Ironisnya, dilansir dari berita Tempo.co menteri kehutanan Raja Juli menyampaikan, bahwa terdapat 12 perusahaan yang diduga memicu bencana ekologis di Sumatera. Tim penegak hukum sudah di lokasi dan akan segera dilakukan penegakan hukum dari belasan perusahaan tersebut.Terdapat Sekitar 20 perusahaan yang perizinan berusaha pemanfaatan hutan atau PBP dengan luas 750 ribu hektare, itu (tersebar) se-Indonesia. Termasuk di tiga provinsi terdampak banjir yang perizinannya akan di cabut oleh menteri kehutanan tinggal nunggu restu dari presiden Prabowo Subianto.


Menurut Raja Juli faktor yang menyebabkan Banjir di Sumatera adalah siklon tropis senyar, kondisi geomorfologi daerah aliran sungai dan kerusakan pada daerah tangkapan air.


Pemerintah khususnya Prabowo Subianto tentu harus segera mengambil tindakan tegas melihat ekologis alam yang serius.
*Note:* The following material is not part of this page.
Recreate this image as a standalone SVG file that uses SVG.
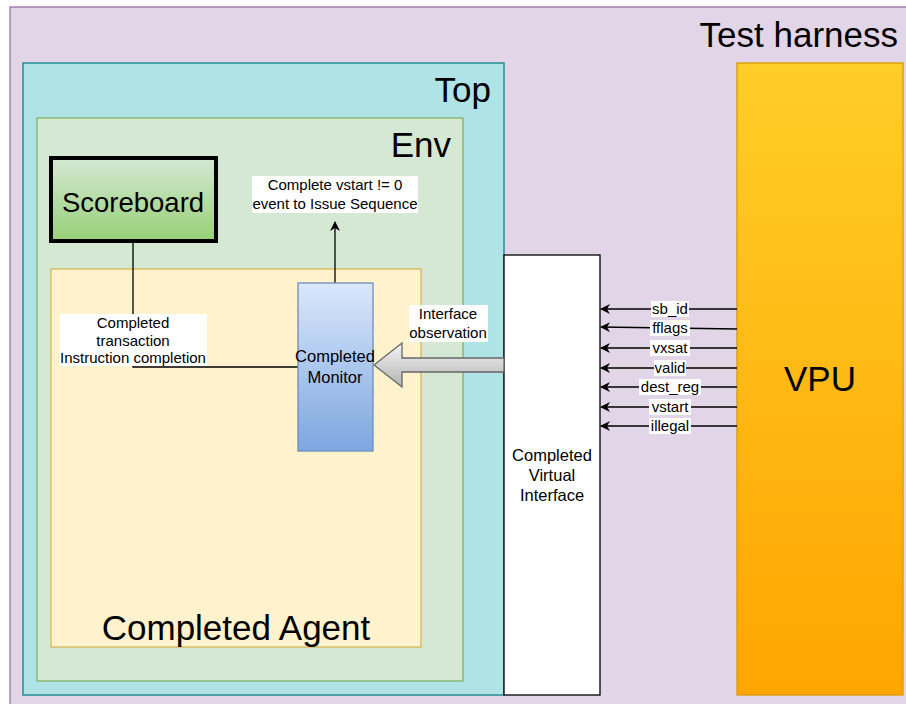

Sehingga bencana yang menimpa Sumatera Utara, Sumatera Barat, dan aceh merupakan warning bagi para tangan tangan yang suka merusak kelestarian alam.


Karena tidak Akan mungkin terjadi ekologi tanpa adanya tindakan deforestasi yang secara besar-besaran dan itu semua dilakukan oleh tangan yang tidak bertanggungjawab. Hanya karena kepentingan elite politik alam menjadi korbannya, hewan endemik yang seharusnya dilindungi kini tak lagi dapat tempat tinggal. Bahkan ironisnya di usir oleh para tangan penguasa yang tidak bertanggungjawab menggunakan petasan dan itu semua membuat hewan lindung tak lagi ramah dengan manusia di sekitarnya.


Bahkan tidak hanya hewan yang kehilangan tempat tinggalnya. Rumah rumah rakyat lenyap dengan sekejap mata dibawa oleh derasnya arus Banjir bandang yang menerjang pemukiman warga. Sehingga mereka semua kehilangan semuanya.


Saya selaku rakyat sipil yang akan terus bersuara melihat ketidakadilan. Pemerintah haris menutup semua Proyek ekstraktif yang tidak patuh pada SOP dan regulasi yang berlaku, dan segera mengembalikan lahan hijau yang sudah menjadi aktivitas perusahaan industri, sebelum semuanya terlambat. Karena sebenarnya alam di Negara Republik Indonesia kaya melimpah Namun dari cara pemerintah mengelolanya cenderung menggunakan sistem kapitalis. Rakyat yang disekitar industri hanya menjadi pekerja, atau bahkan hanya dijadikan penonton melihat setiap hari kekayaan alamnya dikeruk oleh perusahaan.